Seit 2007 wurde die Organisation der Veranstaltungen vor Ort und des Gästebetriebs durch Ute Janßen als Geschäftsführerin betreut. Unter ihrer Leitung gewann die Zusammenarbeit mit den Schulen in der Region zunehmend an Bedeutung. Mit einer kleinen Arbeitsgruppe von Lehrer*innen und Lehrerausbilder*innen arbeitete sie am Ausbau und an der Verstetigung dieses Netzwerkes. Dazu wurden sowohl Formate für Studientage mit Schüler*innen, als auch für Lehrer*innen und Referendar*innen entwickelt und durchgeführt. Während ihrer Tätigkeit in Imshausen beschäftigte sich Frau Janßen auch wissenschaftlich mit dem Erinnerungsort Imshausen. Ihre Magisterarbeit aus dem Jahr 2014 trägt den Titel „Imshausen - Biographie eines Erinnerungsortes”.

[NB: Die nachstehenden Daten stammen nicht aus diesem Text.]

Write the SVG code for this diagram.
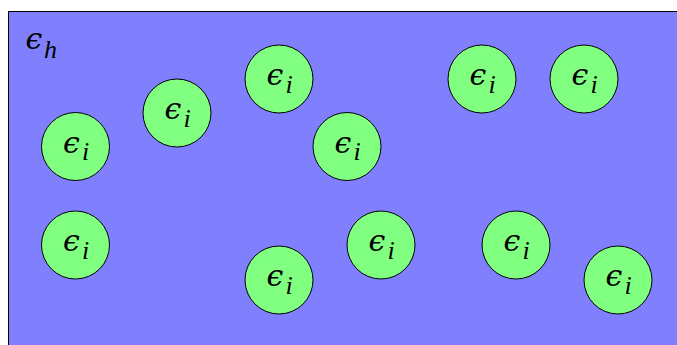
<svg xmlns="http://www.w3.org/2000/svg" width="677" height="345" viewBox="0 0 677 345">
<style>
.c{fill:#80ff80;stroke:#000;stroke-width:1}
.e{font-family:"DejaVu Serif",serif;font-style:italic;font-size:30px;fill:#000}
.s{font-family:"Liberation Serif",serif;font-style:italic;font-size:26px;fill:#000}
</style>
<defs>
<g id="node">
<circle class="c" r="34"/>
<text class="e" x="-4" y="6" text-anchor="middle">ϵ</text>
<text class="s" x="10" y="13.5" text-anchor="middle">i</text>
</g>
</defs>
<rect x="8.5" y="11.5" width="680" height="345" fill="#8080ff" stroke="#000" stroke-width="1"/>
<g id="host"><text class="e" x="34" y="49" text-anchor="middle">ϵ</text><text class="s" x="50.5" y="58" text-anchor="middle">h</text></g>
<g id="n1"><use href="#node" x="75.5" y="146.5"/></g>
<g id="n2"><use href="#node" x="75.5" y="245"/></g>
<g id="n3"><use href="#node" x="177" y="113"/></g>
<g id="n4"><use href="#node" x="279" y="79"/></g>
<g id="n5"><use href="#node" x="347" y="146.5"/></g>
<g id="n6"><use href="#node" x="279" y="280"/></g>
<g id="n7"><use href="#node" x="381" y="245"/></g>
<g id="n8"><use href="#node" x="482" y="79"/></g>
<g id="n9"><use href="#node" x="584" y="79"/></g>
<g id="n10"><use href="#node" x="516" y="245"/></g>
<g id="n11"><use href="#node" x="618" y="280"/></g>
<g id="connectors"></g>
</svg>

Seit 2017 ist Imshausen in einer durch die Bundesbeauftragte für Kultur und Medien geförderten Kooperation mit der Georg-August-Universität in Göttingen verbunden. Das Team in Imshausen wurde verstärkt und zahlreiche gemeinsame Veranstaltungs- und Workshopformate für unterschiedliche Zielgruppen durchgeführt. Dazu gehören neben Tagungen, Konferenzen und öffentlichen Vorträgen ebenso wie die Bildungsangebote für jüngere Menschen - Seminare für Studierende, Schülerworkshops, Democracy Camps und Veranstaltungen mit und für Schulen aus der Region. Insbesondere mit der Sontraer Adam-von-Trott-Schule verbindet die Stiftung eine langjährige Partnerschaft.

Ab Herbst 2020 soll die Bildungsarbeit in Imshausen durch eine neue Dauerausstellung über Adam von Trott bereichert und ausgebaut werden. Die Stiftung konnte mit dem Ausstellungsbüro „Exponauten“ einen kompetenten Partner hierfür gewinnen und die Vorbereitungen dafür sind im vollen Gange.

 

Vor dem Hintergrund seiner Geschichte ist Imshausen dafür prädestiniert, über die Entwicklung der Demokratie, über individuelle Verantwortung und Widerstand gegen autoritäre und menschenverachtende Regime und Haltungen nachzudenken. Junge Menschen aber auch Multiplikatoren wie Journalisten, Lehrer, Mitarbeiter von Gedenkstätten sollen erfahren, wie sich Demokratie entwickelt und wie es gelingen kann, dass Menschen dafür sensibilisiert werden, Verantwortung für das Gemeinwesen zu übernehmen und in schwierigen Situationen mutig zu handeln.